Discovery and location

The site was discovered in 2001 by a team of scientists from the Institute for the History of Material Culture of the Russian Academy of Sciences, led by archaeologist Vladimir Pitulko. It is situated on the Yana River, approximately 120 kilometers south of its delta into the Laptev Sea, deep within the Arctic Circle. The location lies within the vast East Siberian Lowland, an area characterized by continuous permafrost which has been instrumental in preserving the site's organic remains. Its remote position in northern Yakutia places it at a critical point for understanding ancient human migrations across Beringia into the Americas.

Archaeological significance

The Yana Rhinoceros Horn Site is of monumental significance as it represents the oldest and northernmost known human occupation site from the Late Pleistocene era. Prior to its discovery, models for the peopling of the Americas often presumed that humans could not have survived in the Arctic prior to the end of the Last Glacial Maximum. This site conclusively demonstrates that sophisticated human groups had not only reached but thrived in the High Arctic thousands of years earlier. It fundamentally altered scholarly understanding of the chronology of human dispersal across Northeast Asia and the technological capabilities required for Arctic survival.

Faunal remains and paleoenvironment

Excavations have recovered an extensive assemblage of faunal remains, dominated by bones of the extinct woolly rhinoceros and other megafauna such as bison, horse, mammoth, and reindeer. The sheer quantity of rhinoceros horn fragments is unique and gives the site its name. These remains indicate a productive mammoth steppe environment during the site's occupation, a now-vanished ecosystem that supported large herds of grazing animals. The presence of species like the brown bear and wolf also paints a picture of a rich, cold-adapted fauna that ancient humans successfully exploited.

Human occupation and artifacts

The site provides direct evidence of a well-established, seasonal hunting camp.
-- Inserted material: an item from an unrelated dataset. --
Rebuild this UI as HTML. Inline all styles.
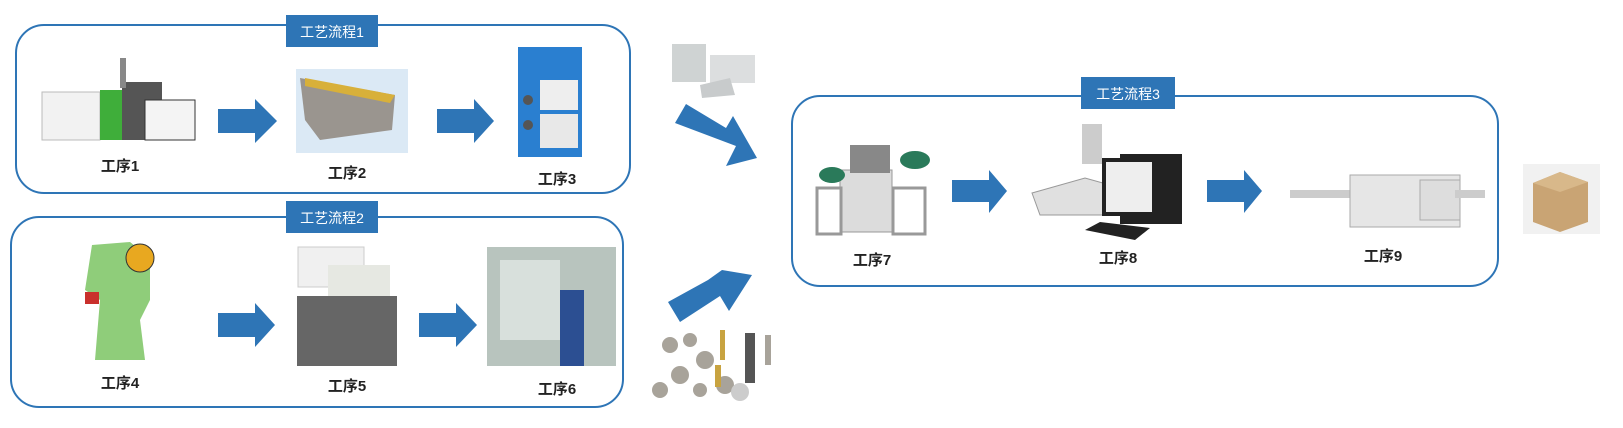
<!DOCTYPE html>
<html><head><meta charset="utf-8"><style>
html,body{margin:0;padding:0;background:#fff;}
svg{display:block}
.t{font-family:"Liberation Sans","Noto Sans CJK SC",sans-serif;}
.lb{font-size:15px;font-weight:bold;fill:#222;text-anchor:middle}
.tt{font-size:14px;fill:#fff;text-anchor:middle}
</style></head><body>
<svg width="1623" height="428" viewBox="0 0 1623 428" class="t">
<!-- boxes -->
<rect x="16" y="25" width="614" height="168" rx="28" fill="none" stroke="#2e75b6" stroke-width="2"/>
<rect x="11" y="217" width="612" height="190" rx="28" fill="none" stroke="#2e75b6" stroke-width="2"/>
<rect x="792" y="96" width="706" height="190" rx="28" fill="none" stroke="#2e75b6" stroke-width="2"/>
<rect x="286" y="15" width="92" height="32" fill="#2e75b6"/><text x="332" y="37" class="tt">工艺流程1</text>
<rect x="286" y="201" width="92" height="32" fill="#2e75b6"/><text x="332" y="223" class="tt">工艺流程2</text>
<rect x="1081" y="77" width="94" height="32" fill="#2e75b6"/><text x="1128" y="99" class="tt">工艺流程3</text>

<!-- arrows -->
<g fill="#2e75b6">
<polygon points="218,109 255,109 255,99 277,121 255,143 255,133 218,133"/>
<polygon points="437,109 474,109 474,99 494,121 474,143 474,133 437,133"/>
<polygon points="218,313 255,313 255,303 275,325 255,347 255,337 218,337"/>
<polygon points="419,313 456,313 456,303 477,325 456,347 456,337 419,337"/>
<polygon points="952,180 989,180 989,170 1007,191 989,213 989,202 952,202"/>
<polygon points="1207,180 1244,180 1244,170 1262,191 1244,213 1244,202 1207,202"/>
<polygon points="675,123 686,104 726,128 733,116 757,158 726,166 736,146"/>
<polygon points="668,302 680,322 720,296 729,311 752,275 722,270 708,280" />
</g>

<!-- machine 1 -->
<g>
<rect x="42" y="92" width="58" height="48" fill="#f2f2f2" stroke="#bbb"/>
<rect x="100" y="90" width="22" height="50" fill="#3fae3a"/>
<rect x="122" y="82" width="40" height="58" fill="#555"/>
<rect x="145" y="100" width="50" height="40" fill="#f4f4f4" stroke="#333"/>
<rect x="120" y="58" width="6" height="30" fill="#888"/>
</g>
<!-- machine 2 -->
<rect x="296" y="69" width="112" height="84" fill="#dbe9f5"/>
<polygon points="300,78 395,95 392,130 320,140 305,120" fill="#9a958f"/>
<polygon points="305,78 395,95 390,103 305,86" fill="#d8b03a"/>
<!-- machine 3 -->
<rect x="518" y="47" width="64" height="110" fill="#2a7fd0"/>
<rect x="540" y="80" width="38" height="30" fill="#eee"/>
<rect x="540" y="114" width="38" height="34" fill="#e8e8e8"/>
<circle cx="528" cy="100" r="5" fill="#555"/><circle cx="528" cy="125" r="5" fill="#555"/>
<!-- machine 4 -->
<polygon points="92,245 130,242 150,258 150,300 140,320 145,360 95,360 100,300 85,290" fill="#8fcd7a"/>
<circle cx="140" cy="258" r="14" fill="#e8a820" stroke="#333"/>
<rect x="85" y="292" width="14" height="12" fill="#c9302c"/>
<!-- machine 5 -->
<rect x="298" y="247" width="66" height="40" fill="#f0f0f0" stroke="#ccc"/>
<rect x="328" y="265" width="62" height="32" fill="#e6e8e2"/>
<rect x="297" y="296" width="100" height="70" fill="#666"/>
<!-- machine 6 -->
<rect x="487" y="247" width="129" height="119" fill="#b8c4be"/>
<rect x="500" y="260" width="60" height="80" fill="#d8e0dc"/>
<rect x="560" y="290" width="24" height="76" fill="#2c4f92"/>
<!-- parts top -->
<rect x="672" y="44" width="34" height="38" fill="#cfd3d3"/>
<rect x="710" y="55" width="45" height="28" fill="#dcdedf"/>
<polygon points="700,85 730,78 735,95 702,98" fill="#c8cbcc"/>
<!-- parts bottom -->
<g fill="#a8a39a">
<circle cx="670" cy="345" r="8"/><circle cx="690" cy="340" r="7"/><circle cx="705" cy="360" r="9"/>
<circle cx="680" cy="375" r="9"/><circle cx="700" cy="390" r="7"/><circle cx="725" cy="385" r="9"/>
<rect x="745" y="333" width="10" height="50" fill="#555"/><circle cx="740" cy="392" r="9" fill="#ccc"/>
<rect x="720" y="330" width="5" height="30" fill="#c8a340"/><rect x="765" y="335" width="6" height="30"/>
<circle cx="660" cy="390" r="8"/><rect x="715" y="365" width="6" height="22" fill="#c8a340"/>
</g>
<!-- machine 7 -->
<rect x="840" y="170" width="52" height="62" fill="#dcdcdc" stroke="#999"/>
<rect x="817" y="188" width="24" height="46" fill="none" stroke="#999" stroke-width="3"/>
<rect x="893" y="188" width="32" height="46" fill="none" stroke="#999" stroke-width="3"/>
<ellipse cx="832" cy="175" rx="13" ry="8" fill="#2a7a5a"/><ellipse cx="915" cy="160" rx="15" ry="9" fill="#2a7a5a"/>
<rect x="850" y="145" width="40" height="28" fill="#888"/>
<!-- machine 8 -->
<rect x="1082" y="124" width="20" height="40" fill="#ccc"/>
<polygon points="1032,193 1085,178 1110,185 1110,215 1040,215" fill="#e0e0e0" stroke="#999"/>
<rect x="1120" y="154" width="62" height="70" fill="#222"/>
<rect x="1104" y="160" width="50" height="54" fill="#eee" stroke="#222" stroke-width="4"/>
<polygon points="1100,222 1150,228 1135,240 1085,230" fill="#222"/>
<!-- machine 9 -->
<rect x="1290" y="190" width="70" height="8" fill="#ccc"/>
<rect x="1350" y="175" width="110" height="52" fill="#e6e6e6" stroke="#aaa"/>
<rect x="1420" y="180" width="40" height="40" fill="#ddd" stroke="#aaa"/>
<rect x="1455" y="190" width="30" height="8" fill="#ccc"/>
<!-- box -->
<rect x="1523" y="164" width="77" height="70" fill="#f1f1f1"/>
<polygon points="1533,183 1560,172 1588,182 1588,222 1560,232 1533,222" fill="#c9a474"/>
<polygon points="1533,183 1560,172 1588,182 1560,192" fill="#d8b88a"/>

<!-- labels -->
<text x="120" y="171" class="lb">工序1</text>
<text x="347" y="178" class="lb">工序2</text>
<text x="557" y="184" class="lb">工序3</text>
<text x="120" y="388" class="lb">工序4</text>
<text x="347" y="391" class="lb">工序5</text>
<text x="557" y="394" class="lb">工序6</text>
<text x="872" y="265" class="lb">工序7</text>
<text x="1118" y="263" class="lb">工序8</text>
<text x="1383" y="261" class="lb">工序9</text>
</svg>
</body></html>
The artifact assemblage is remarkably diverse, including finely crafted stone tools made from local chert and imported obsidian, indicating long-distance mobility or trade networks. Most notably, the preservation conditions have yielded an unprecedented collection of organic artifacts, including ivory tools, bone points, and intricate personal adornments like beads and pendants. Evidence of butchery and bone marrow extraction on the animal bones confirms that these early inhabitants were highly skilled hunters specializing in large game.

Chronology and dating

Rigorous scientific dating has firmly established the age of the Yana Rhinoceros Horn Site. Multiple samples of animal bone and ivory artifacts have been subjected to accelerator mass spectrometry radiocarbon dating. The results consistently cluster around 32,000 years before present, placing the main phase of occupation during the relatively warm Karginsky interstadial. This chronology is further supported by stratigraphic analysis of the surrounding river deposits. These dates confirm the site's status as the earliest known human settlement above the Arctic Circle, predating other significant Siberian sites like those on the Berelekh River.